>>>>
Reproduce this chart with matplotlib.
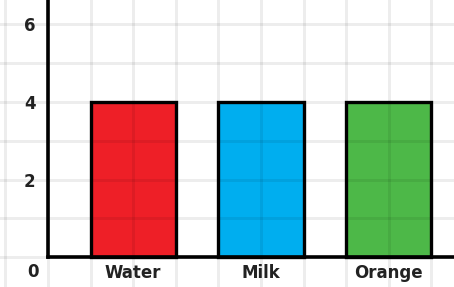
import matplotlib
matplotlib.use('Agg')
from matplotlib import pyplot as plt
from matplotlib.ticker import MultipleLocator

drinks = ['Water', 'Milk', 'Orange']
counts = [4, 4, 4]
bar_colors = ['#ee1f27', '#00aeef', '#4db848']
y_ticks = [2, 4, 6]

fig = plt.figure(figsize=(4.54, 2.87), dpi=100)
ax = fig.add_axes([0, 0, 1, 1])

pos = [2 + 3 * i for i in range(len(drinks))]
ax.bar(pos, counts, width=2, color=bar_colors, edgecolor='black',
       linewidth=2.4, zorder=1)

ax.set_xlim(-1.127, 9.53)
ax.set_ylim(-0.774, 6.632)

ax.xaxis.set_minor_locator(MultipleLocator(1))
ax.yaxis.set_minor_locator(MultipleLocator(1))
ax.set_xticks(pos)
ax.set_xticklabels(drinks)
ax.set_yticks(y_ticks)
ax.grid(which='both', color=(0, 0, 0, 0.07), linewidth=2.2)
ax.set_axisbelow(False)

ax.spines['top'].set_visible(False)
ax.spines['right'].set_visible(False)
ax.spines['left'].set_position(('data', 0))
ax.spines['bottom'].set_position(('data', 0))
ax.spines['left'].set_bounds(0, 6.632)
ax.spines['bottom'].set_bounds(0, 9.53)
for s in ['left', 'bottom']:
    ax.spines[s].set_linewidth(2.6)
    ax.spines[s].set_capstyle('projecting')
    ax.spines[s].set_zorder(3)

ax.tick_params(which='both', length=0)
ax.tick_params(axis='x', pad=5, labelsize=12, labelcolor='#222222')
ax.tick_params(axis='y', pad=9, labelsize=12, labelcolor='#222222')
for lab in ax.get_xticklabels() + ax.get_yticklabels():
    lab.set_fontweight('bold')

ax.text(-0.35, -0.39, '0', ha='center', va='center', fontsize=12,
        fontweight='bold', color='#222222')

plt.savefig('out.png', dpi=100)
<<<<
Aim:
From the first line above through the line containing "ax.set_axisbelow(False)", copy everything exactly, without the pictures.

Task answer:
Reproduce this chart with matplotlib.
import matplotlib
matplotlib.use('Agg')
from matplotlib import pyplot as plt
from matplotlib.ticker import MultipleLocator

drinks = ['Water', 'Milk', 'Orange']
counts = [4, 4, 4]
bar_colors = ['#ee1f27', '#00aeef', '#4db848']
y_ticks = [2, 4, 6]

fig = plt.figure(figsize=(4.54, 2.87), dpi=100)
ax = fig.add_axes([0, 0, 1, 1])

pos = [2 + 3 * i for i in range(len(drinks))]
ax.bar(pos, counts, width=2, color=bar_colors, edgecolor='black',
       linewidth=2.4, zorder=1)

ax.set_xlim(-1.127, 9.53)
ax.set_ylim(-0.774, 6.632)

ax.xaxis.set_minor_locator(MultipleLocator(1))
ax.yaxis.set_minor_locator(MultipleLocator(1))
ax.set_xticks(pos)
ax.set_xticklabels(drinks)
ax.set_yticks(y_ticks)
ax.grid(which='both', color=(0, 0, 0, 0.07), linewidth=2.2)
ax.set_axisbelow(False)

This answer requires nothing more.